Lo que aprendí

Son las once de la mañana de un lunes. Aprendí que a las once de la mañana de un lunes, las personas de bien están sentadas en una oficina o detrás de un mostrador, criando hijos o enseñando matemáticas o historia a un grupo de adolescentes o, mejor aún, de universitarios.

Aprendí que es necesario tener una nómina, una hipoteca y un puesto fijo en alguna parte para poder dormir tranquila. Que el descanso se toma en agosto y en las fiestas de guardar. Que el festejo siempre es breve y moderado y viene después de algo llamado éxito. Que el éxito lo conceden otros, esos otros que conocen bien los parámetros de mi valía y tienen mejores razones que las que yo guardo, escondidas, al fondo de mis cajones. Aprendí que es bueno estudiar mucho y levantarse temprano. Que la cama se hace por la mañana y los platos se friegan después de comer. Que la casa ha de estar limpia y la ropa sin remiendos.

Aprendí lo que es el marxismo, el ecologismo y el feminismo, y muchos otros ismos que ya no recuerdo. Que el capitalismo es perverso. Que tener dinero es de burguesas; que no tenerlo es de fracasadas. Y que dedicarse al arte, a la literatura o a la música —esas ensoñaciones sin consistencia— es un privilegio de las hijas de los burgueses o una maldición de las fracasadas.

Aprendí que la mujer libre es aquella que puede hacer lo que hacen los hombres. Que la mujer bella es la que acapara las miradas de quienes la rodean. Que la mujer afortunada es la que ha escapado de su corazón.

Aprendí también que el amor viene acompañado de música de violines y fundidos en negro. Que, cuando los violines dejan de escucharse, hay que encender todas las alarmas. Que la soledad equivale a la desolación. Que hay que darse prisa por llegar a alguna parte.

Aprendí a hablar y a rezar; a leer, a competir, a contar, a comparar. A dibujar princesas y grandes soles amarillos. A posar para las fotografías. A ser obediente. A sonreír sin ganas. A nadar. A hacer el saludo al sol. A tener mucho miedo y ocultarlo con destreza. A apretar los dientes. A decir “no pasa nada”. A guardar silencio. A simpatizar con las víctimas y juzgar a los verdugos. A amar los pájaros. A identificar los árboles y recolectar sus frutos.
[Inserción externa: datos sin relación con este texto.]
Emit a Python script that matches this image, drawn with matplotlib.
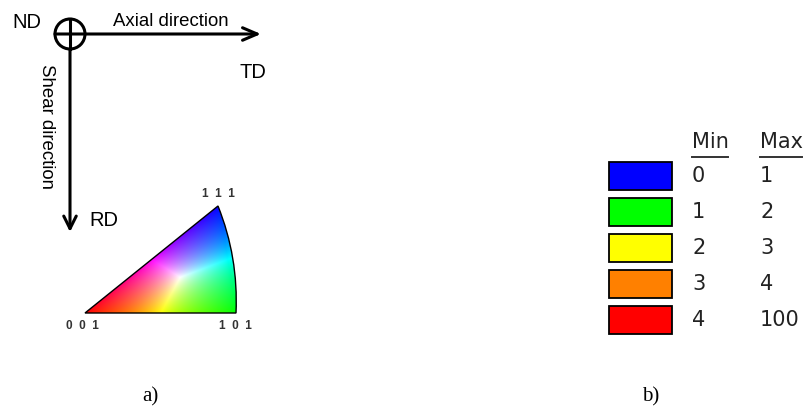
import numpy as np
import matplotlib
matplotlib.use("Agg")
import matplotlib.pyplot as plt
from matplotlib.patches import Circle, Rectangle, PathPatch
from matplotlib.path import Path

# legend of panel b)
bin_min = ["0", "1", "2", "3", "4"]
bin_max = ["1", "2", "3", "4", "100"]
bin_colors = ["#0000ff", "#00ff00", "#ffff00", "#ff8000", "#ff0000"]

# direction labels of panel a)
pole_labels = ["0  0  1", "1  0  1", "1  1  1"]
axis_labels = {"nd": "ND", "td": "TD", "rd": "RD",
               "axial": "Axial direction", "shear": "Shear direction"}
captions = ["a)", "b)"]

fig = plt.figure(figsize=(8.05, 4.10), dpi=100)
ax = fig.add_axes([0, 0, 1, 1])
ax.set_xlim(0, 805)
ax.set_ylim(410, 0)
ax.axis("off")

sans = "Liberation Sans"

# --- panel a: sample axes ---
ax.add_patch(Circle((70, 35), 15, fill=False, lw=2.2, color="black"))
ax.plot([70, 70], [20, 50], color="black", lw=2.2)
ax.annotate("", xy=(261, 35), xytext=(55, 35),
            arrowprops=dict(arrowstyle="->,head_length=0.7,head_width=0.3",
                            lw=2.2, color="black", mutation_scale=15,
                            shrinkA=0, shrinkB=0))
ax.annotate("", xy=(70, 233), xytext=(70, 50),
            arrowprops=dict(arrowstyle="->,head_length=0.6,head_width=0.3",
                            lw=2.2, color="black", mutation_scale=15,
                            shrinkA=0, shrinkB=0))

ax.text(27, 23, axis_labels["nd"], fontsize=14.5, family=sans, ha="center", va="center")
ax.text(171, 21, axis_labels["axial"], fontsize=13.4, family=sans, ha="center", va="center")
ax.text(253, 72, axis_labels["td"], fontsize=14.5, family=sans, ha="center", va="center")
ax.text(46, 127, axis_labels["shear"], fontsize=13.4, family=sans, ha="center",
        va="center", rotation=270)
ax.text(104, 221, axis_labels["rd"], fontsize=14.5, family=sans, ha="center", va="center")

# --- inverse pole figure colour key ---
A = np.array([85.0, 314.0])   # 001
B = np.array([236.0, 314.0])  # 101
C = np.array([218.0, 207.0])  # 111
ctrl = np.array([238.5, 258.0])

verts = [A, B, ctrl, C, A, A]
codes = [Path.MOVETO, Path.LINETO, Path.CURVE3, Path.CURVE3, Path.LINETO, Path.CLOSEPOLY]
tri_path = Path(verts, codes)

xs = np.linspace(80, 245, 330)
ys = np.linspace(200, 320, 240)
X, Y = np.meshgrid(xs, ys)
T = np.array([[A[0] - C[0], B[0] - C[0]], [A[1] - C[1], B[1] - C[1]]])
Tinv = np.linalg.inv(T)
dx = X - C[0]
dy = Y - C[1]
wa = Tinv[0, 0] * dx + Tinv[0, 1] * dy
wb = Tinv[1, 0] * dx + Tinv[1, 1] * dy
wc = 1 - wa - wb
W = np.clip(np.stack([wa, wb, wc], axis=-1), 0, None)
W = W / np.maximum(W.max(axis=-1, keepdims=True), 1e-9)
W = W ** 0.8
img = ax.imshow(W, origin="lower", extent=(xs[0], xs[-1], ys[0], ys[-1]),
                interpolation="bilinear", aspect="auto", zorder=1)
ax.set_xlim(0, 805)
ax.set_ylim(410, 0)
clip = PathPatch(tri_path, transform=ax.transData, facecolor="none", edgecolor="none")
ax.add_patch(clip)
img.set_clip_path(clip)
ax.add_patch(PathPatch(tri_path, facecolor="none", edgecolor="black", lw=1.0, zorder=2))

pole_style = dict(fontsize=8.5, fontweight="bold", color="#333333", family=sans,
                  ha="center", va="center")
ax.text(82, 326, pole_labels[0], **pole_style)
ax.text(235, 326, pole_labels[1], **pole_style)
ax.text(218, 194, pole_labels[2], **pole_style)

# --- panel b: legend table ---
ax.text(692, 142, "Min", fontsize=15, family="DejaVu Sans", color="#222222",
        ha="left", va="center")
ax.text(760, 142, "Max", fontsize=15, family="DejaVu Sans", color="#222222",
        ha="left", va="center")
ax.plot([692, 728], [158, 158], color="#333333", lw=1.4)
ax.plot([760, 802], [158, 158], color="#333333", lw=1.4)

row_y = 176.5
for lo, hi, col in zip(bin_min, bin_max, bin_colors):
    ax.add_patch(Rectangle((609, row_y - 14), 63, 28, facecolor=col,
                           edgecolor="black", lw=1.3))
    ax.text(692, row_y, lo, fontsize=15, family="DejaVu Sans", color="#222222",
            ha="left", va="center")
    ax.text(760, row_y, hi, fontsize=15, family="DejaVu Sans", color="#222222",
            ha="left", va="center")
    row_y += 36

# --- panel captions ---
ax.text(150, 397, captions[0], fontsize=15, family="Liberation Serif", ha="center", va="center")
ax.text(651, 397, captions[1], fontsize=15, family="Liberation Serif", ha="center", va="center")

fig.savefig("out.png", dpi=100)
A reconocer el norte y perderlo mil veces. A protegerme de la lluvia. A coser botones, a tejer bufandas, a escribir largas cartas con letra bien torneada.

Aprendí la constancia y el esfuerzo y el rostro perfumado del placer. Aprendí a dudar y a repetir lecciones. A coleccionar títulos. A sentirme inadecuada. A criticar. A ser exigente. A desconfiar y al mismo tiempo poner siempre la otra mejilla. A perdonar y nunca olvidar los agravios. A ser orgullosa. A llorar a escondidas y a omitir el enfado. A culpar y a sentirme culpable. A ignorar el dolor. A esperar las respuestas y convencerme de que no hay para mí respuestas posibles.

Aprendí que la vida es corta y la muerte muy larga.

Que me queda mucho por aprender.

Pero sobre todo mucho, mucho más, por olvidar.